Antonella Lattanzi
- Italien
- Zu Gast beim ilb: 2018
Antonella Lattanzi wurde 1979 in Bari geboren und studierte Literatur in Rom. In ihren ersten Erzählungen widmete sie sich den Traditionen ihrer Herkunftsregion Apulien, deren Legenden und Volksmärchen, seinen Geheimnissen und Kuriositäten. Ihr Romandebüt »Devozione« (2010; Ü: Hingabe) handelt von einem heroinabhängigen jungen Paar. Sie führen das Leben von Getriebenen und kidnappen letztlich ein kleines Mädchen aus vermeintlich reichem Hause, weil sie glauben, mit dem Lösegeld alle finanziellen Probleme lösen zu können. Mit ihrem zweiten Roman »Prima che tu mi tradisca« (2013; Ü: Bevor du mich verrätst), dessen Handlung ihren Ausgang von einem verheerenden, aus dem Gedächtnis gestrichenen Bombenangriff auf den Hafen von Bari im Winter 1943 nimmt, wurde Lattanzi Finalistin des Premio Stresa. Ihr jüngster Roman »Una storia nera« (2017; dt. »Noch war es Nacht«, 2018) zeigt vor der Kulisse eines düster gezeichneten Roms ein Familiendrama: Die Beziehung von Carla und Vito ist trotz einer obsessiven Liebe von Gewalt geprägt. Carla muss Vitos Schläge aus nichtigem Anlass ertragen, wird von seiner unaufhörlichen Eifersucht geplagt. Als ihre beiden ältesten Kinder, Nicola und Rosa, groß genug sind, hat Carla endlich den Mut zur Trennung und zieht mit der jüngsten Tochter Mara aus. Es ist Maras dritter Geburtstag. Immer noch wird Carla von Vito verfolgt und bedroht. Doch da es der Wunsch der Tochter, des Geburtstagskinds, ist, lädt sie auch Vito zur Feier ein. Die beiden älteren Kinder sind ebenfalls anwesend, somit ist die Familie nach längerer Zeit wieder zusammen. Zunächst verläuft das Fest harmonisch. Am Abend jedoch verschwindet Vito spurlos. Auch wenn der Titel es vermuten lässt und bestimmte Elemente – die vermisste Person, eine aufgefundene Leiche, ein Mordprozess – es nahelegen, handelt es sich bei »Una storia nera« nicht um einen Roman noir oder ein Thriller im klassischen Sinn. Lattanzi fokussiert vor allem auf die zerstörte Beziehung von Carla und Vito. Nach und nach wird das Doppelleben von Vito enthüllt, und es sind vor allem die Undurchsichtigkeit der Figuren und die wechselnden Perspektiven auf das Geschehen, die dem Roman eine eigenwillige Spannung verleihen.

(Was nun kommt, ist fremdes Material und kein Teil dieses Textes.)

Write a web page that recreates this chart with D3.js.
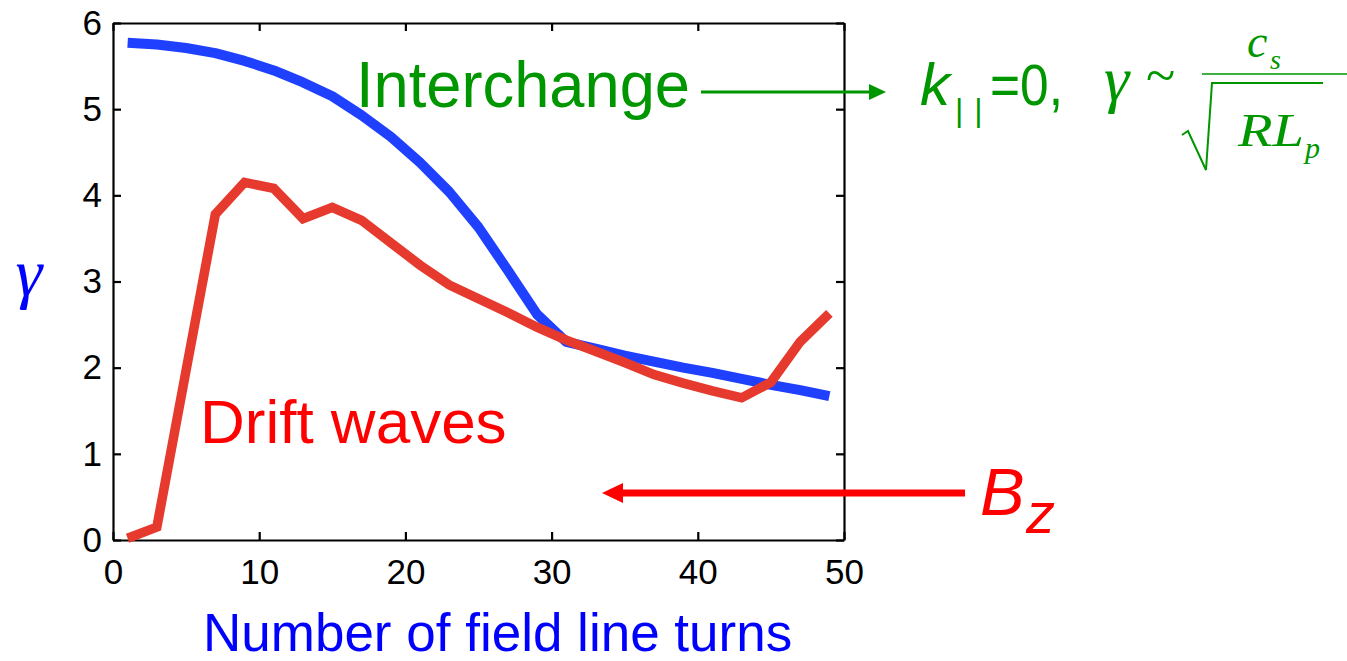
<!DOCTYPE html>
<html>
<head>
<meta charset="utf-8">
<script src="https://cdn.jsdelivr.net/npm/d3@7"></script>
<style>
  html, body { margin: 0; padding: 0; background: #ffffff; }
  svg { display: block; }
</style>
</head>
<body>
<svg id="chart" width="1347" height="661"></svg>
<script>
// ---- data ----
const turns = [1,3,5,7,9,11,13,15,17,19,21,23,25,27,29,31,33,35,37,39,41,43,45,47,49];
const interchangeGamma = [5.77,5.75,5.71,5.65,5.56,5.45,5.31,5.15,4.93,4.68,4.38,4.04,3.63,3.13,2.62,2.30,2.22,2.14,2.07,2.00,1.94,1.87,1.80,1.74,1.67];
const driftGamma = [0.02,0.15,1.97,3.78,4.15,4.08,3.73,3.86,3.71,3.45,3.19,2.96,2.80,2.64,2.47,2.32,2.19,2.06,1.92,1.82,1.73,1.65,1.83,2.30,2.63];
const xTicks = [0,10,20,30,40,50];
const yTicks = [0,1,2,3,4,5,6];

const svg = d3.select("#chart");
const x = d3.scaleLinear().domain([0,50]).range([113,844]);
const y = d3.scaleLinear().domain([0,6]).range([540,23]);

const sans = "'Liberation Sans', Arial, Helvetica, sans-serif";
const serif = "'Liberation Serif', 'Times New Roman', serif";
const green = "#009600";
const fmt = d3.format("d");

// ---- axes (box with inward ticks) ----
function styleAxis(g) {
  g.selectAll(".domain").attr("stroke", "#000").attr("stroke-width", 2.2);
  g.selectAll(".tick line").attr("stroke", "#000").attr("stroke-width", 2.2);
  g.selectAll(".tick text").attr("fill", "#000").style("font-family", sans).style("font-size", "35px");
}
svg.append("g").attr("transform", `translate(0,${y(0)})`)
  .call(d3.axisBottom(x).tickValues(xTicks).tickFormat(fmt).tickSizeInner(-8).tickSizeOuter(0).tickPadding(19))
  .call(styleAxis);
svg.append("g").attr("transform", `translate(0,${y(6)})`)
  .call(d3.axisTop(x).tickValues(xTicks).tickSizeInner(-8).tickSizeOuter(0).tickFormat(""))
  .call(styleAxis);
svg.append("g").attr("transform", `translate(${x(0)},0)`)
  .call(d3.axisLeft(y).tickValues(yTicks).tickFormat(fmt).tickSizeInner(-8).tickSizeOuter(0).tickPadding(11))
  .call(styleAxis);
svg.append("g").attr("transform", `translate(${x(50)},0)`)
  .call(d3.axisRight(y).tickValues(yTicks).tickSizeInner(-8).tickSizeOuter(0).tickFormat(""))
  .call(styleAxis);

// ---- lines ----
const line = (vals) => d3.line().x((d,i) => x(turns[i])).y(d => y(d))(vals);
svg.append("path").attr("d", line(interchangeGamma))
  .attr("fill", "none").attr("stroke", "#1f40ff").attr("stroke-width", 10)
  .attr("stroke-linejoin", "round");
svg.append("path").attr("d", line(driftGamma))
  .attr("fill", "none").attr("stroke", "#e53a2d").attr("stroke-width", 9.5)
  .attr("stroke-linejoin", "miter");

// ---- axis titles ----
svg.append("text").attr("x", 203).attr("y", 651)
  .style("font-family", sans).style("font-size", "53px").attr("fill", "#0000ff")
  .text("Number of field line turns");
svg.append("text").attr("x", 29).attr("y", 296).attr("text-anchor", "middle")
  .style("font-family", serif).style("font-style", "italic").style("font-size", "68px").attr("fill", "#0000ff")
  .text("γ");

// ---- annotations ----
svg.append("text").attr("x", 356).attr("y", 107)
  .attr("textLength", 334).attr("lengthAdjust", "spacingAndGlyphs")
  .style("font-family", sans).style("font-size", "64px").attr("fill", green)
  .text("Interchange");
svg.append("line").attr("x1", 701).attr("x2", 872).attr("y1", 92).attr("y2", 92)
  .attr("stroke", green).attr("stroke-width", 3);
svg.append("path").attr("d", "M886,92 L869,84 L869,100 Z").attr("fill", green);

svg.append("text").attr("x", 200).attr("y", 443)
  .style("font-family", sans).style("font-size", "62px").attr("fill", "#ff0000")
  .text("Drift waves");

svg.append("line").attr("x1", 965).attr("x2", 618).attr("y1", 493).attr("y2", 493)
  .attr("stroke", "#ff0000").attr("stroke-width", 7);
svg.append("path").attr("d", "M602,493 L623,483 L623,503 Z").attr("fill", "#ff0000");
svg.append("text").attr("x", 980).attr("y", 515)
  .style("font-family", sans).style("font-style", "italic").style("font-size", "67px").attr("fill", "#ff0000")
  .text("B");
svg.append("text").attr("x", 1026).attr("y", 533)
  .style("font-family", sans).style("font-style", "italic").style("font-size", "58px").attr("fill", "#ff0000")
  .text("z");

// formula: k|| = 0,  γ ~ c_s / sqrt(R L_p)
svg.append("text").attr("x", 920).attr("y", 105)
  .style("font-family", sans).style("font-style", "italic").style("font-size", "60px").attr("fill", green)
  .text("k");
svg.append("text").attr("x", 955).attr("y", 121)
  .style("font-family", sans).style("font-size", "32px").style("letter-spacing", "11px").attr("fill", green)
  .text("||");
svg.append("text").attr("x", 990).attr("y", 105)
  .attr("textLength", 73).attr("lengthAdjust", "spacingAndGlyphs")
  .style("font-family", sans).style("font-size", "58px").attr("fill", green)
  .text("=0,");
svg.append("text").attr("x", 1104).attr("y", 100)
  .style("font-family", serif).style("font-style", "italic").style("font-size", "64px").attr("fill", green)
  .text("γ");
svg.append("text").attr("x", 1146).attr("y", 94)
  .style("font-family", serif).style("font-size", "54px").attr("fill", green)
  .text("~");
svg.append("text").attr("x", 1247).attr("y", 57)
  .style("font-family", serif).style("font-style", "italic").style("font-size", "46px").attr("fill", green)
  .text("c");
svg.append("text").attr("x", 1270).attr("y", 69)
  .style("font-family", serif).style("font-style", "italic").style("font-size", "28px").attr("fill", green)
  .text("s");
svg.append("line").attr("x1", 1202).attr("x2", 1347).attr("y1", 74).attr("y2", 74)
  .attr("stroke", green).attr("stroke-width", 1.5);
svg.append("path").attr("d", "M1182,135 L1188,131 L1206,170 L1212,83 L1323,83")
  .attr("fill", "none").attr("stroke", green).attr("stroke-width", 2);
svg.append("text").attr("x", 1238).attr("y", 146)
  .attr("textLength", 66).attr("lengthAdjust", "spacingAndGlyphs")
  .style("font-family", serif).style("font-style", "italic").style("font-size", "46px").attr("fill", green)
  .text("RL");
svg.append("text").attr("x", 1305).attr("y", 158)
  .style("font-family", serif).style("font-style", "italic").style("font-size", "30px").attr("fill", green)
  .text("p");
</script>
</body>
</html>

Antonella Lattanzi schreibt außerdem für Printmedien wie »Tuttolibri de La Stampa« und »Il Venerdì de La Repubblica« und Drehbücher, zum einen fürs Fernsehen, u. a. für die Sendung »Le invasioni barbariche«, zum anderen für Spielfilme, u. a. »Fiore« (2016) zusammen mit Claudio Giovannesi und Filippo Gravino. Auch für die geplante Verfilmung ihres jüngsten Romans »Noch war es Nacht« wird sie das Drehbuch schreiben. Lattanzi unterrichtet seit 2010 an der Scuola Holden, der von Alessandro Baricco und Carlo Feltrinelli gegründeten Schule für Creative Writing. Sie lebt in Rom.
Devozione
Einaudi
Turin, 2010
Prima che tu mi tradisca
Einaudi
Turin, 2013
A Casa Nostra
Junge italienische Literatur
[Anthologie]
Wagenbach
Berlin, 2011
Noch war es Nacht
Rowohlt
Reinbek, 2018
[Ü: Margit Knapp]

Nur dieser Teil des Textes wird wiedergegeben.